RFC: Command server protocol

Matt Mackall mpm at selenic.com
Mon Jun 13 11:03:51 CDT 2011


On Mon, 2011-06-13 at 18:15 +0300, Idan Kamara wrote:
> On Mon, Jun 13, 2011 at 1:50 AM, Matt Mackall <mpm at selenic.com> wrote:
> > On Sun, 2011-06-12 at 19:15 +0300, Idan Kamara wrote:
> >> Here's an overview of the current protocol used by the command server (also
> >> available here http://mercurial.selenic.com/wiki/CommandServer). Feedback is
> >> appreciated.
> >>
> >> All communication with the server is done on stdin/stdout. The byte order
> >> used by the server is big-endian.
> >
> > When is big-endian used?
> 
> In the channel header. And all other length fields which are unsigned ints.

> >
> >> Data sent from the server is channel based, meaning a (channel [character],
> >> length [unsigned int]) pair is sent before the actual data. For example:
> >>
> >> o
> >> 1234
> >
> > Is this '1234' in text or in binary? If it's binary, how many bytes is
> > it?
> 
> It's binary, 4 bytes according to
> http://docs.python.org/library/struct.html#format-characters

Did you clarify this on the wiki?

> >
> >> <data: 1234 bytes>
> >>
> >> that is 1234 bytes sent on channel 'o', with the data following.
> >>
> >> When starting the server, it will send a new-line separated list of
> >> capabilities (on the 'o' channel), in this format:
> >>
> >> capabilities:\n
> >> capability1\n
> >> capability2\n
> >> ...
> >
> > There should probably be a blank line or something indicating that
> > there's no more data arriving?
> 
> It's one string with all the capabilities being sent on the output channel.
> So the client sees this as one chunk.

Ok.

> >> Channels
> >> --------------
> >> There are currently 5 channels:
> >>
> >> * o - Output channel. Most of the communication happens on this channel.
> >> When running commands, output Mercurial writes to stdout is written to this
> >> channel.
> >> * e - Error channel. When running commands, this correlates to stderr.
> >> * i - Input channel. The length field here can either be 0, telling the
> >> client to send all input, or some positive number telling the client to send
> >> at most <length> bytes.
> >> * l - Line based input channel. The client should send a single line of
> >> input (trimmed if length is not 0). This channel is used when Mercurial
> >> interacts with the user or when iterating over stdin.
> >
> > What should a client do with unexpected channel responses?
> >
> > For instance, what happens when a progress channel is added? What
> > happens if a client gets an unexpected prompt?
> 
> Since progress is considered output, it needs to consume it and ignore it
> if it's of no interest to him.

If a client written today encounters a progress channel tomorrow, how
does it know not to abort? It wasn't written to expect that.

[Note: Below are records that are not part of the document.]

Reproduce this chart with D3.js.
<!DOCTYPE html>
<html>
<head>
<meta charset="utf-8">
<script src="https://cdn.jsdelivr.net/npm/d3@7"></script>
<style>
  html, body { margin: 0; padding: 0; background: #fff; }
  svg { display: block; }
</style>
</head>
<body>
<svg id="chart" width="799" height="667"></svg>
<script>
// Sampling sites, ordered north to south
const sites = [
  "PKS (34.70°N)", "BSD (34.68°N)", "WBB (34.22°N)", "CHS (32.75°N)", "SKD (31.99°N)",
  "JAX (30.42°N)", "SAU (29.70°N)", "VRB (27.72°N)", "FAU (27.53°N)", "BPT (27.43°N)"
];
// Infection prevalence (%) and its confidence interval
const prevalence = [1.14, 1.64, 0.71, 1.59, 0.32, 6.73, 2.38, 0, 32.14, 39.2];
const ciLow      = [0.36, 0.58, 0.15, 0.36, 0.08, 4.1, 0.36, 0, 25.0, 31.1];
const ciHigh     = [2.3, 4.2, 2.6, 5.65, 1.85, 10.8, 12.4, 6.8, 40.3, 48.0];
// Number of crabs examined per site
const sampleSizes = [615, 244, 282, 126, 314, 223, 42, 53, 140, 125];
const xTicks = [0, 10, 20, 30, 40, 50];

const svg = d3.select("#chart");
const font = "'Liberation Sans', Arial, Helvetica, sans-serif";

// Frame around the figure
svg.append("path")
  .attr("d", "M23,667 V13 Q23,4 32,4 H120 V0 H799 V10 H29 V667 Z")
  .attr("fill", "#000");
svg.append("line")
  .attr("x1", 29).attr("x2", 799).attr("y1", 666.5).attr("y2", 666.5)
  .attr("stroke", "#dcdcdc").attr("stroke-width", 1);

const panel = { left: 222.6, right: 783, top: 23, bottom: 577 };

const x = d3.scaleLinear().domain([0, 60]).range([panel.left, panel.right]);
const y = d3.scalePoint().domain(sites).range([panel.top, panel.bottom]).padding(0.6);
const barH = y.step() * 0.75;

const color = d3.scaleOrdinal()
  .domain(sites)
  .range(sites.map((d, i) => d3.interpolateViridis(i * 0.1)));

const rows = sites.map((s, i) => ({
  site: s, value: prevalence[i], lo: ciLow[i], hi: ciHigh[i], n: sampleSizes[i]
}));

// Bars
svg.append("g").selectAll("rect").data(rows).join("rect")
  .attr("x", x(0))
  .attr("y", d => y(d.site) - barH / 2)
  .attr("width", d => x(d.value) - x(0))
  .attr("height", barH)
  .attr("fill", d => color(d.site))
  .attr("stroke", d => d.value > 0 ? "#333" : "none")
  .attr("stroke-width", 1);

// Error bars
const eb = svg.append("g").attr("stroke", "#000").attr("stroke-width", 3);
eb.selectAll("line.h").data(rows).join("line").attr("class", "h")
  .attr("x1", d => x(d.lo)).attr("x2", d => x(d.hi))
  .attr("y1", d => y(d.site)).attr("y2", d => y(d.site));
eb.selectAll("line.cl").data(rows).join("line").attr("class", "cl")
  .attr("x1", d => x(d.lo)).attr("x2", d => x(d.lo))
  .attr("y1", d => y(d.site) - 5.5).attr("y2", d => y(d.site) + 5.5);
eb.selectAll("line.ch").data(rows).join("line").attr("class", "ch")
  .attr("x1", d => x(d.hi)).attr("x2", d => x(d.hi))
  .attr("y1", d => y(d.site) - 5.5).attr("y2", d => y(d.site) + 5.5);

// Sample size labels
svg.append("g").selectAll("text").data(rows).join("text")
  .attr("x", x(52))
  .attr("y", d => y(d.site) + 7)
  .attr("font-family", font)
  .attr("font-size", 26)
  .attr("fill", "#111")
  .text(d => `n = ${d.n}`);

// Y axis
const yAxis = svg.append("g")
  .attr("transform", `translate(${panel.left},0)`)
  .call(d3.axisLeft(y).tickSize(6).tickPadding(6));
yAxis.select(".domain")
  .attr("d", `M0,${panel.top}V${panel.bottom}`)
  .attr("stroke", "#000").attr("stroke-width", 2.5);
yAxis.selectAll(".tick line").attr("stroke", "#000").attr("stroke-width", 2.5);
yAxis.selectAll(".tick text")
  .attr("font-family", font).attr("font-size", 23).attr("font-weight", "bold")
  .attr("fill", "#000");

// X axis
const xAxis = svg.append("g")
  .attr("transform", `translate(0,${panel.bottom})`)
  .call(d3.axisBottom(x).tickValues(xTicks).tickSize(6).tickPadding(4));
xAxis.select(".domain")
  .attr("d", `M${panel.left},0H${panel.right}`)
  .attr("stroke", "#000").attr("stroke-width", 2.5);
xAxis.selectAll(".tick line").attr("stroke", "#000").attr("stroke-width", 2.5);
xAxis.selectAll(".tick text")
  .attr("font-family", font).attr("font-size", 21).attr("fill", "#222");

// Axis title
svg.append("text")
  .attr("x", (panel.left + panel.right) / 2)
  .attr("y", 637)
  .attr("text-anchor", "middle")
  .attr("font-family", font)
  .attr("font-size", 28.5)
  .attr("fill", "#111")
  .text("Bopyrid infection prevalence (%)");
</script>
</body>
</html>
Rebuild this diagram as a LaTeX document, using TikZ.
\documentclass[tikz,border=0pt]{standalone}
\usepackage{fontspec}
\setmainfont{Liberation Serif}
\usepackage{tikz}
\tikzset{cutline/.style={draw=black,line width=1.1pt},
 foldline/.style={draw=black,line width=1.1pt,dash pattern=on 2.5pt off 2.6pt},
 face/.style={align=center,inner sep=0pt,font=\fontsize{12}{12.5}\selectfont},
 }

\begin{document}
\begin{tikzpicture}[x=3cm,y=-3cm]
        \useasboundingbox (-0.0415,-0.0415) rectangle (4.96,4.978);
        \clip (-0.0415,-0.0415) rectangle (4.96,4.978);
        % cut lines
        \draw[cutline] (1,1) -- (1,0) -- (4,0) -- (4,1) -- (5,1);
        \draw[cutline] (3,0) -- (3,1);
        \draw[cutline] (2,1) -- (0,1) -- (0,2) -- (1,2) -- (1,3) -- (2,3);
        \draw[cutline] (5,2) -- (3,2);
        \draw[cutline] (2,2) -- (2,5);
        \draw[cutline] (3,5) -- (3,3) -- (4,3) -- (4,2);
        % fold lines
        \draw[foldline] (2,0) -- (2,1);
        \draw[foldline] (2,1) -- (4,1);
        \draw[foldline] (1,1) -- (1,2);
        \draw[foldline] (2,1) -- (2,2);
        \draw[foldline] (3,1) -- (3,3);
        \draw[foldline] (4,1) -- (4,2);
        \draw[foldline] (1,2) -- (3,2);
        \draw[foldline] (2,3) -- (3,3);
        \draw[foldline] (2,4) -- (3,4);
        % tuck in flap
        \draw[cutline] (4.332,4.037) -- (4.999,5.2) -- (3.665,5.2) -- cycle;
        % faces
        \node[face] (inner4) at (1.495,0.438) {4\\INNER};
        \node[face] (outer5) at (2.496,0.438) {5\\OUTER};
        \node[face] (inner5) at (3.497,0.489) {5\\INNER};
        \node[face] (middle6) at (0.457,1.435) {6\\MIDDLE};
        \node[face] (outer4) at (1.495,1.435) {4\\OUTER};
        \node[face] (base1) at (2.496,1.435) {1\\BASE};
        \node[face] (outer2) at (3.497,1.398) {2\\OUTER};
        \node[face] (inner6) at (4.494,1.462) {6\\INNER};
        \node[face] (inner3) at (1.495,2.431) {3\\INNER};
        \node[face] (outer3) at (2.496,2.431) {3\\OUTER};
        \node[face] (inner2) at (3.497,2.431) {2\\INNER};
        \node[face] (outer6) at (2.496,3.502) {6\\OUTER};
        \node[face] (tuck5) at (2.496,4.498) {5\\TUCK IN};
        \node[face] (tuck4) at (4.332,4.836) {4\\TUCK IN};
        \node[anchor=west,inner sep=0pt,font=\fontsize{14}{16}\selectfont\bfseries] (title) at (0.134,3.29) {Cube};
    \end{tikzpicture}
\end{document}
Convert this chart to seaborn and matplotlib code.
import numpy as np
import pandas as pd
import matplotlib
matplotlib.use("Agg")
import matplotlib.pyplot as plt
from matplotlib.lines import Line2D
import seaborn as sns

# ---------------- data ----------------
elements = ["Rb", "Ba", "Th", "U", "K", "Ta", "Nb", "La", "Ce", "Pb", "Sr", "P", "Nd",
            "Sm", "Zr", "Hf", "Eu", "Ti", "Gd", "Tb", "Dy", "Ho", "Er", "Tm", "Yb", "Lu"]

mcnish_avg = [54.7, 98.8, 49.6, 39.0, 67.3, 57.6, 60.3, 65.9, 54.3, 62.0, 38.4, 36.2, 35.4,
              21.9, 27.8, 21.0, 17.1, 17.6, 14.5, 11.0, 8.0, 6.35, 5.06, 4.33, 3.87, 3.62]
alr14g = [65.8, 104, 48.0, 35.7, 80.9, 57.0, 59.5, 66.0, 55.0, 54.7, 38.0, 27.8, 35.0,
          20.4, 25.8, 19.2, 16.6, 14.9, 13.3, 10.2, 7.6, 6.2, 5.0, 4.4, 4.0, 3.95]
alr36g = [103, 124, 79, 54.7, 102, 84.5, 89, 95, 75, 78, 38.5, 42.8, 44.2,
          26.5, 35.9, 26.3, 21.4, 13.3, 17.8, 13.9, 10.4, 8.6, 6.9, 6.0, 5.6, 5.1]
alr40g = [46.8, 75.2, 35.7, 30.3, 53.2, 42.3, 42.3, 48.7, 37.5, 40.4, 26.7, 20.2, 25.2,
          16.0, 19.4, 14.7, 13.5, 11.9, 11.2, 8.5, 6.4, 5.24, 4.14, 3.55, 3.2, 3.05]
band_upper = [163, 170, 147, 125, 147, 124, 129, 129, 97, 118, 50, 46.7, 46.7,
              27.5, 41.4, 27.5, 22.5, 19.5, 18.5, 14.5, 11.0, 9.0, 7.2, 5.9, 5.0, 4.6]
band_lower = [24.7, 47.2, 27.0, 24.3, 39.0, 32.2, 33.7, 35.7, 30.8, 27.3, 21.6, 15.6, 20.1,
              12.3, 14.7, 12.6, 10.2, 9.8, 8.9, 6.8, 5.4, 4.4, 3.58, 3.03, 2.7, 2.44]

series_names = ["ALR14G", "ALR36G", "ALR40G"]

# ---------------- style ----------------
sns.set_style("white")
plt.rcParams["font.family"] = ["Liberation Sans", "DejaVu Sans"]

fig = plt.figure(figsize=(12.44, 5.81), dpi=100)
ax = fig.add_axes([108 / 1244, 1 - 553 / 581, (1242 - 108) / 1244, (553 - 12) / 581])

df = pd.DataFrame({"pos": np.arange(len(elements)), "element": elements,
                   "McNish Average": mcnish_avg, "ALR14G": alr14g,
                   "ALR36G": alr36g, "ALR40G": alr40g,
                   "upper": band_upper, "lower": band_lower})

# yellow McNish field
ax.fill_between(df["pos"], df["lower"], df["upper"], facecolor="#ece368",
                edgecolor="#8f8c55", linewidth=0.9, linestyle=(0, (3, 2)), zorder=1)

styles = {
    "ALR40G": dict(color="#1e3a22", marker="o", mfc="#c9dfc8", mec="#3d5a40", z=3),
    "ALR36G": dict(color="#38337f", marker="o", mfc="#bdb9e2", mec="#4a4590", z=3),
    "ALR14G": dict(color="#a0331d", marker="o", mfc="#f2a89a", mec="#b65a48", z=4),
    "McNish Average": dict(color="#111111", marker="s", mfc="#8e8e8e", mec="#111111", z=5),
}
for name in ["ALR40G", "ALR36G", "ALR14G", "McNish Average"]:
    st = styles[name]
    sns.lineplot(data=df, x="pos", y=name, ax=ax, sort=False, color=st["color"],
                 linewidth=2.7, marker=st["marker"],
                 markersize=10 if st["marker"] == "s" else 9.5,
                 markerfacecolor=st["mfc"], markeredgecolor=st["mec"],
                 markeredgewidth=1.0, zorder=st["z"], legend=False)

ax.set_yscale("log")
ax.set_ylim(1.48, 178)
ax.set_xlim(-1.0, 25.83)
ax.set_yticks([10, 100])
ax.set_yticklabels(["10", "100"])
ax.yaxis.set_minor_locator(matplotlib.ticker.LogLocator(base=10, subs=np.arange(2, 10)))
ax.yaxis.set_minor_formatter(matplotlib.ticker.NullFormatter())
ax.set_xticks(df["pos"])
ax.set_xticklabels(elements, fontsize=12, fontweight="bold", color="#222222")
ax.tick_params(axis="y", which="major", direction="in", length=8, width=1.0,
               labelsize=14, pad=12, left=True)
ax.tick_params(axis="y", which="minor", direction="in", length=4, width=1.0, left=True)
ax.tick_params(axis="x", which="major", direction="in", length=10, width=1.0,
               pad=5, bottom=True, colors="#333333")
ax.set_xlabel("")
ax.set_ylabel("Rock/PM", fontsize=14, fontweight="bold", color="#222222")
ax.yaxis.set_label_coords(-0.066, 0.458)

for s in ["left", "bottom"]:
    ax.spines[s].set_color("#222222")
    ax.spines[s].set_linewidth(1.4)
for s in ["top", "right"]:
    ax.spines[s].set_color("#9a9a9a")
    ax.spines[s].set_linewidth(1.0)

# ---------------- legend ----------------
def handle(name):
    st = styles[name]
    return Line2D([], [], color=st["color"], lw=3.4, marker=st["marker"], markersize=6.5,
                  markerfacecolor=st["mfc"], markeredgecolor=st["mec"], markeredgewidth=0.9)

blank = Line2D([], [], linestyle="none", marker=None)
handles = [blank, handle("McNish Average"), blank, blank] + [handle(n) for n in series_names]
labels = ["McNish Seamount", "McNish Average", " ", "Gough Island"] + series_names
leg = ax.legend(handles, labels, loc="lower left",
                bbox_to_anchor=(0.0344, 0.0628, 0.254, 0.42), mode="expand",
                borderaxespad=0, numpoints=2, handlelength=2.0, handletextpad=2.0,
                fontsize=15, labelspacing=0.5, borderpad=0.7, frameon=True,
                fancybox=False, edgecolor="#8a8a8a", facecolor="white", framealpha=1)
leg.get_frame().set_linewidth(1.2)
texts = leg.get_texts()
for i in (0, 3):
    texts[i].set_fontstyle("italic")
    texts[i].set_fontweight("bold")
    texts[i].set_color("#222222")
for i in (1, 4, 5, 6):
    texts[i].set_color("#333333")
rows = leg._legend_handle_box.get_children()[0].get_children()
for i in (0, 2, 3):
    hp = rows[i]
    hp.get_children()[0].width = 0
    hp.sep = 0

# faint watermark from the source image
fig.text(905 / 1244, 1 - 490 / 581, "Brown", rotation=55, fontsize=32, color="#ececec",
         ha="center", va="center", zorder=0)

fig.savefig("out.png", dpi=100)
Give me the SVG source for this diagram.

> >> Input should be sent on stdin in the following format:
> >>
> >> length
> >> data
> >
> > The input model is interesting: it basically has the server prompting
> > the client for input. That probably makes sense, but we should probably
> > be explicit about what's required to avoid deadlock.
> >
> > For instance, if the server is both consuming input and producing
> > output, and the client is simply spooling input (ie a big patch), it
> > will eventually write enough data to the client that its write blocks.
> >
> 
> Right. But technically if the server writes output while asking for input,
> for the client to know it needs to send more input, it will have to
> read the output first.

You wrote:

>> * i - Input channel. The length field here can either be 0, telling
the
> >> client to send all input

So how does this happen? Does the client simply start writing and write
until it's finished? What happens if the client wants to send a 50MB
chunk?
> > The wiki page has a piece about error codes but it's not quite clear how
> > a client distinguishes those from the output stream.
> 
> Yeah. This is a problem if the server sends a \0 as part of its 'regular'
> output. The client will be misled thinking it's the end.

And it definitely can.

> Maybe we could use another channel here ('a'dmin?) for the server
> to tell the client that a command finished and to send its return code.

How about 'r'esult. We can use this generically for client command
results.

-- 
Mathematics is the supreme nostalgia of our time.